Federal Reserve Scrutinizes Morgan Stanley’s Wealth Management Division

MS Stock

Morgan Stanley (NYSE:MS) is currently under investigation by the U.S. Federal Reserve, with a focus on its wealth-management division. The examination aims to determine whether the bank has effective controls in place to prevent potential money laundering by affluent foreign clients. The Wall Street Journal initially reported this development, citing individuals familiar with the matter.

Insiders reveal that the Federal Reserve is particularly interested in the procedures Morgan Stanley employs to scrutinize foreign clients and assess the sources of their wealth before onboarding them.

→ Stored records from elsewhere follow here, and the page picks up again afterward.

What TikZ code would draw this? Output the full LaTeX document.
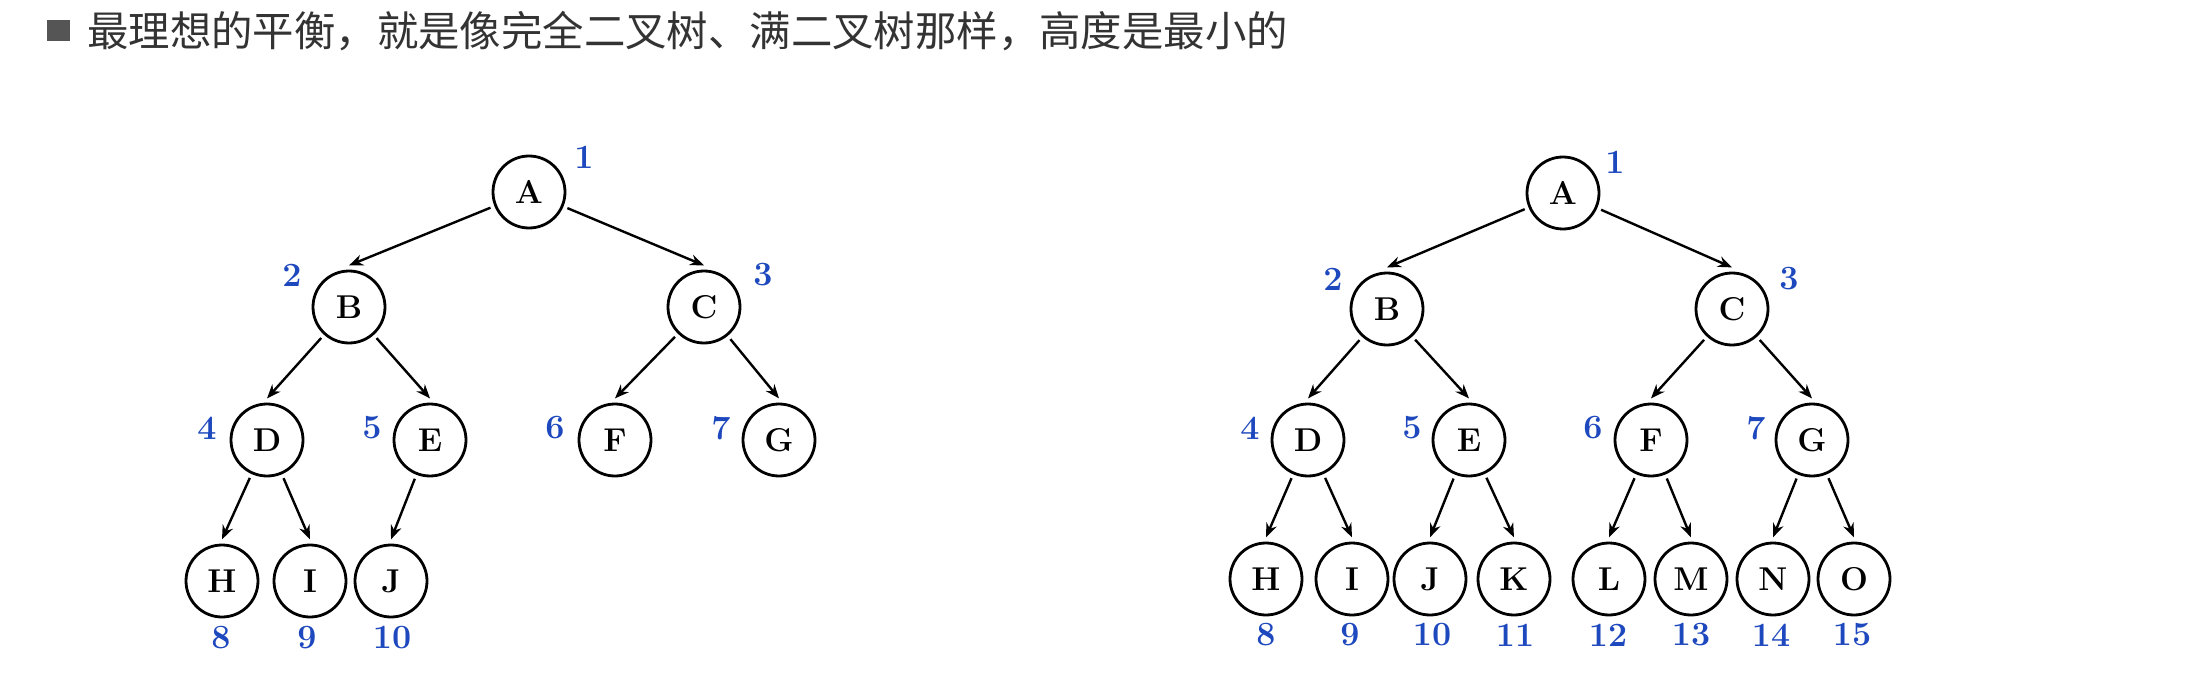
\documentclass[tikz,border=0pt]{standalone}
\usepackage{fontspec}
\newfontfamily\cjk{Noto Sans CJK SC}
\usetikzlibrary{arrows.meta}
\definecolor{numblue}{RGB}{30,72,190}
\definecolor{titlegray}{RGB}{51,51,51}
\definecolor{bulletgray}{RGB}{85,85,85}
\begin{document}
\begin{tikzpicture}[x=0.5pt,y=-0.5pt,
  tn/.style={circle, draw=black, line width=1.4pt, minimum size=36pt, inner sep=0pt, outer sep=2.8pt, font=\fontsize{16.5}{16.5}\selectfont\bfseries},
  num/.style={text=numblue, font=\fontsize{17}{17}\selectfont\bfseries, inner sep=0pt},
  edge/.style={-{Stealth[length=7pt,width=5.5pt]}, line width=1.2pt}]
\fill[white] (0,0) rectangle (2208,674);
\useasboundingbox (0,0) rectangle (2208,674);

% title
\node[fill=bulletgray, minimum width=11.5pt, minimum height=10.5pt, inner sep=0pt] (bullet) at (58.5,31) {};
\node[anchor=west, inner sep=0pt, text=titlegray, font=\cjk\fontsize{20.7}{20.7}\selectfont] (title) at (87,31) {最理想的平衡，就是像完全二叉树、满二叉树那样，高度是最小的};

% left tree
\node[tn] (LA) at (529,192) {A};
\node[tn] (LB) at (349,307) {B};
\node[tn] (LC) at (704,307) {C};
\node[tn] (LD) at (267,440) {D};
\node[tn] (LE) at (430,440) {E};
\node[tn] (LF) at (615,440) {F};
\node[tn] (LG) at (779,440) {G};
\node[tn] (LH) at (222,581) {H};
\node[tn] (LI) at (310,581) {I};
\node[tn] (LJ) at (391,581) {J};

\node[num] (l1) at (584,157) {1};
\node[num] (l2) at (292,275) {2};
\node[num] (l3) at (763,275) {3};
\node[num] (l4) at (207,428) {4};
\node[num] (l5) at (372,428) {5};
\node[num] (l6) at (555,428) {6};
\node[num] (l7) at (721,428) {7};
\node[num] (l8) at (221,638) {8};
\node[num] (l9) at (307,638) {9};
\node[num] (l10) at (392,638) {10};

\draw[edge] (LA) -- (LB.north);
\draw[edge] (LA) -- (LC.north);
\draw[edge] (LB) -- (LD.north);
\draw[edge] (LB) -- (LE.north);
\draw[edge] (LC) -- (LF.north);
\draw[edge] (LC) -- (LG.north);
\draw[edge] (LD) -- (LH.north);
\draw[edge] (LD) -- (LI.north);
\draw[edge] (LE) -- (LJ.north);

% right tree
\node[tn] (RA) at (1563,193) {A};
\node[tn] (RB) at (1387,309) {B};
\node[tn] (RC) at (1732,309) {C};
\node[tn] (RD) at (1308,440) {D};
\node[tn] (RE) at (1469,440) {E};
\node[tn] (RF) at (1651,440) {F};
\node[tn] (RG) at (1812,440) {G};
\node[tn] (RH) at (1266,579) {H};
\node[tn] (RI) at (1352,579) {I};
\node[tn] (RJ) at (1430,579) {J};
\node[tn] (RK) at (1514,579) {K};
\node[tn] (RL) at (1609,579) {L};
\node[tn] (RM) at (1691,579) {M};
\node[tn] (RN) at (1773,579) {N};
\node[tn] (RO) at (1854,579) {O};

\node[num] (r1) at (1615,162) {1};
\node[num] (r2) at (1333,279) {2};
\node[num] (r3) at (1789,279) {3};
\node[num] (r4) at (1250,428) {4};
\node[num] (r5) at (1412,428) {5};
\node[num] (r6) at (1593,428) {6};
\node[num] (r7) at (1756,428) {7};
\node[num] (r8) at (1266,635) {8};
\node[num] (r9) at (1350,635) {9};
\node[num] (r10) at (1432,635) {10};
\node[num] (r11) at (1515,635) {11};
\node[num] (r12) at (1608,635) {12};
\node[num] (r13) at (1691,635) {13};
\node[num] (r14) at (1771,635) {14};
\node[num] (r15) at (1852,635) {15};

\draw[edge] (RA) -- (RB.north);
\draw[edge] (RA) -- (RC.north);
\draw[edge] (RB) -- (RD.north);
\draw[edge] (RB) -- (RE.north);
\draw[edge] (RC) -- (RF.north);
\draw[edge] (RC) -- (RG.north);
\draw[edge] (RD) -- (RH.north);
\draw[edge] (RD) -- (RI.north);
\draw[edge] (RE) -- (RJ.north);
\draw[edge] (RE) -- (RK.north);
\draw[edge] (RF) -- (RL.north);
\draw[edge] (RF) -- (RM.north);
\draw[edge] (RG) -- (RN.north);
\draw[edge] (RG) -- (RO.north);
\end{tikzpicture}
\end{document}
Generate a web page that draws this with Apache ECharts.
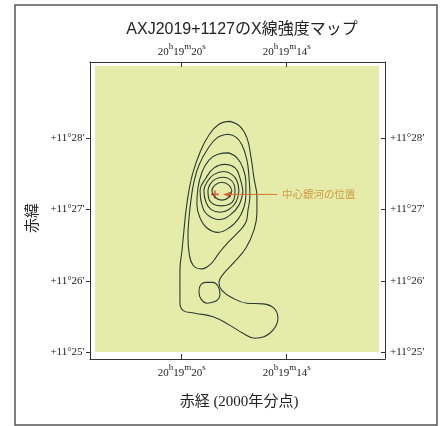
<!DOCTYPE html>
<html>
<head>
<meta charset="utf-8">
<script src="https://cdn.jsdelivr.net/npm/echarts@6/dist/echarts.min.js"></script>
<style>
  html, body { margin: 0; padding: 0; background: #fff; }
  #main { width: 443px; height: 426px; }
</style>
</head>
<body>
<div id="main"></div>
<script>
// axis ticks: RA seconds (20h19m..s) and Dec arcmin (+11deg..')
var raTicks = [20, 14];
var decTicks = [25, 26, 27, 28];

// contour lines, [RA seconds, Dec arcmin]
var ring0 = [[17.13,27.26],[17.30,27.34],[17.70,27.38],[18.10,27.34],[18.27,27.26],[18.10,27.17],[17.70,27.13],[17.30,27.17],[17.13,27.26]];
var ring1 = [[16.95,27.26],[17.01,27.35],[17.24,27.42],[17.64,27.45],[18.10,27.42],[18.38,27.35],[18.50,27.26],[18.44,27.14],[18.15,27.07],[17.75,27.05],[17.30,27.07],[17.01,27.14],[16.95,27.26]];
var ring2 = [[16.73,27.26],[16.84,27.40],[17.13,27.49],[17.58,27.53],[18.15,27.49],[18.50,27.40],[18.73,27.26],[18.61,27.10],[18.33,27.00],[17.81,26.96],[17.30,27.00],[16.90,27.10],[16.73,27.26]];
var ring3 = [[16.50,27.26],[16.67,27.44],[16.95,27.58],[17.53,27.63],[18.15,27.58],[18.61,27.44],[18.95,27.26],[18.84,27.06],[18.50,26.92],[17.87,26.86],[17.24,26.92],[16.73,27.06],[16.50,27.26]];
var ring4 = [[17.30,27.79],[16.84,27.72],[16.50,27.58],[16.33,27.38],[16.33,27.20],[16.44,27.03],[16.78,26.86],[17.30,26.74],[17.93,26.68],[18.55,26.74],[18.95,26.88],[19.13,27.07],[19.07,27.30],[18.84,27.52],[18.44,27.69],[17.93,27.77],[17.30,27.79]];
var tail = [[17.35,28.05],[16.90,28.01],[16.55,27.90],[16.27,27.69],[16.15,27.44],[16.10,27.19],[16.21,26.99],[16.33,26.82],[16.78,26.68],[17.35,26.54],[17.87,26.39],[18.33,26.24],[18.90,26.17],[19.35,26.22],[19.58,26.40],[19.64,26.63],[19.58,26.88],[19.47,27.13],[19.30,27.38],[19.01,27.62],[18.55,27.83],[17.98,28.00],[17.35,28.05]];
var outer = [[17.24,28.23],[16.67,28.16],[16.27,28.00],[16.04,27.73],[15.87,27.44],[15.70,27.17],[15.70,26.95],[15.87,26.71],[16.33,26.46],[17.01,26.26],[17.58,26.11],[17.87,25.98],[17.70,25.87],[17.07,25.76],[16.27,25.69],[15.35,25.68],[14.73,25.62],[14.50,25.48],[14.73,25.33],[15.30,25.22],[15.81,25.20],[16.50,25.27],[17.24,25.38],[18.21,25.50],[19.24,25.55],[19.93,25.59],[20.10,25.73],[20.10,25.94],[20.10,26.15],[19.98,26.43],[19.87,26.71],[19.75,26.99],[19.58,27.27],[19.35,27.52],[18.95,27.80],[18.44,28.04],[17.87,28.19],[17.24,28.23]];
var island = [[17.81,25.83],[17.93,25.93],[18.21,25.98],[18.61,25.98],[18.95,25.93],[19.01,25.85],[18.90,25.75],[18.55,25.69],[18.15,25.71],[17.87,25.76],[17.81,25.83]];

var galaxyPos = [18.10, 27.21];
var pointerLine = [[14.55, 27.21], [17.35, 27.21]];
var pointerTip = [17.41, 27.21];
var pointerLabelAt = [14.38, 27.21];
var pointerText = '中心銀河の位置';

var contours = [ring0, ring1, ring2, ring3, ring4, tail, outer, island];

var chart = echarts.init(document.getElementById('main'));

var serif = 'Liberation Serif, Noto Sans CJK JP';
var inkColor = '#2b3a36';

function raLabel(v) {
    return '{n|20}{u|h}{n|19}{u|m}{n|' + v + '}{u|s}';
}
var raRich = {
    n: { fontFamily: serif, fontSize: 11, color: '#222', lineHeight: 16, verticalAlign: 'bottom' },
    u: { fontFamily: serif, fontSize: 9, color: '#222', lineHeight: 16, verticalAlign: 'top' }
};
function decLabel(v) {
    return '+11°' + v + '′';
}

function xAx(pos) {
    return {
        type: 'value', min: 8.38, max: 25.24, inverse: true, position: pos,
        axisLine: { show: true, lineStyle: { color: '#333', width: 1 } },
        axisTick: { show: true, inside: true, length: 5, customValues: raTicks, lineStyle: { color: '#333' } },
        axisLabel: { show: true, customValues: raTicks, formatter: raLabel, rich: raRich, margin: 4 },
        splitLine: { show: false }
    };
}
function yAx(pos, inside) {
    return {
        type: 'value', min: 24.91, max: 29.06, position: pos,
        axisLine: { show: true, lineStyle: { color: '#333', width: 1 } },
        axisTick: { show: true, inside: inside, length: 4, customValues: decTicks, lineStyle: { color: '#333' } },
        axisLabel: { show: true, customValues: decTicks, formatter: decLabel, margin: 5,
            fontFamily: serif, fontSize: 11, color: '#222' },
        splitLine: { show: false }
    };
}

var series = contours.map(function (pts) {
    return {
        type: 'line', data: pts, smooth: 0.45, showSymbol: false, silent: true,
        lineStyle: { color: inkColor, width: 1.1 }
    };
});
series.push({
    type: 'line', data: pointerLine, showSymbol: false, silent: true,
    lineStyle: { color: '#d9703a', width: 1 }
});
series.push({
    type: 'scatter', data: [pointerTip], symbol: 'triangle', symbolRotate: 90,
    symbolSize: [6, 8], itemStyle: { color: '#d4402a' }, silent: true
});
series.push({
    type: 'scatter', data: [galaxyPos], symbol: 'path://M4,0H6V4H10V6H6V10H4V6H0V4H4Z',
    symbolSize: 8, itemStyle: { color: '#d4402a' }, silent: true
});
series.push({
    type: 'scatter', data: [pointerLabelAt], symbolSize: 0, silent: true,
    label: { show: true, position: 'right', distance: 2, formatter: pointerText,
        fontFamily: 'Noto Sans CJK JP', fontSize: 10.5, color: '#c8862c' }
});

var option = {
    animation: false,
    title: {
        text: 'AXJ2019+1127のX線強度マップ',
        left: 237, top: 17, textAlign: 'center',
        textStyle: { fontFamily: 'Liberation Sans, Noto Sans CJK JP', fontSize: 16, fontWeight: 'normal', color: '#222' }
    },
    grid: { left: 90, right: 58, top: 62, bottom: 67 },
    graphic: [
        { type: 'rect', z: -10, shape: { x: 95, y: 66, width: 284, height: 286 },
          style: { fill: '#e5eca9' } },
        { type: 'rect', z: -10, shape: { x: 15, y: 5, width: 422, height: 420 },
          style: { fill: 'none', stroke: '#555', lineWidth: 1.5 } },
        { type: 'text', x: 239, y: 402,
          style: { text: '赤経 (2000年分点)', fontFamily: serif, fontSize: 15, fill: '#222',
              textAlign: 'center', textVerticalAlign: 'middle' } },
        { type: 'text', x: 33, y: 218, rotation: Math.PI / 2,
          style: { text: '赤緯', fontFamily: serif, fontSize: 15, fill: '#222',
              textAlign: 'center', textVerticalAlign: 'middle' } }
    ],
    xAxis: [xAx('bottom'), xAx('top')],
    yAxis: [yAx('left', false), yAx('right', true)],
    series: series
};
chart.setOption(option);
</script>
</body>
</html>
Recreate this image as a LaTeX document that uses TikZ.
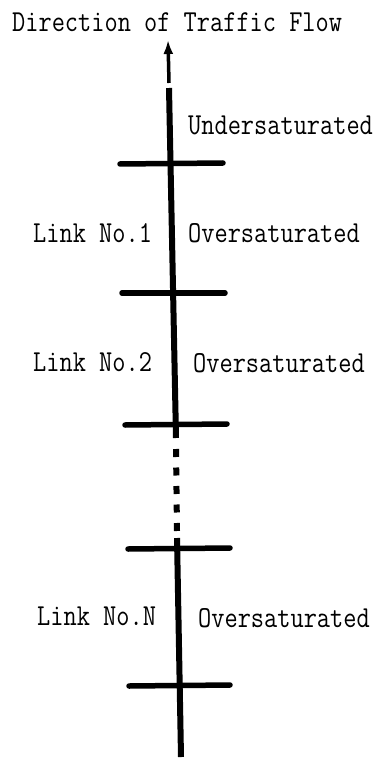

What initially began as a routine review a few years ago escalated into a more in-depth investigation after regulators identified shortcomings in Morgan Stanley’s due diligence on clients and its anti-money laundering measures.

Privately admonished by the Federal Reserve for not implementing necessary changes, Morgan Stanley’s Head of Wealth Management, Andy Saperstein, has been engaging in discussions with Fed officials to address the identified issues.

Both the Federal Reserve and Morgan Stanley have refrained from offering official comments on the ongoing scrutiny.

Additional Legal Challenges for Morgan Stanley

In addition to the current investigation, Morgan Stanley faces other legal challenges. Recent reports suggest that the bank is considering a settlement ranging from $500 million to $1 billion to resolve a longstanding probe into its handling of private stock sales. As part of the potential settlement with the Department of Justice and the U.S. Securities and Exchange Commission, Morgan Stanley is expected to commit to strengthening its internal controls.

In a separate legal victory, Morgan Stanley, along with DRW Securities LLC and Barclays Capital (a division of Barclays PLC), successfully had a VIX index manipulation lawsuit dismissed. The lawsuit alleged that the firms, including Morgan Stanley, manipulated the VIX index in 2018, causing significant losses to investment funds holding options contracts tied to the benchmark. The defendants argued that the claims were false and “fatally flawed.”

Over the last six months, Morgan Stanley’s shares have experienced a 9.3% decline, in contrast to the industry’s 2.4% rise. The bank continues to navigate both regulatory scrutiny and legal challenges in a dynamic financial landscape.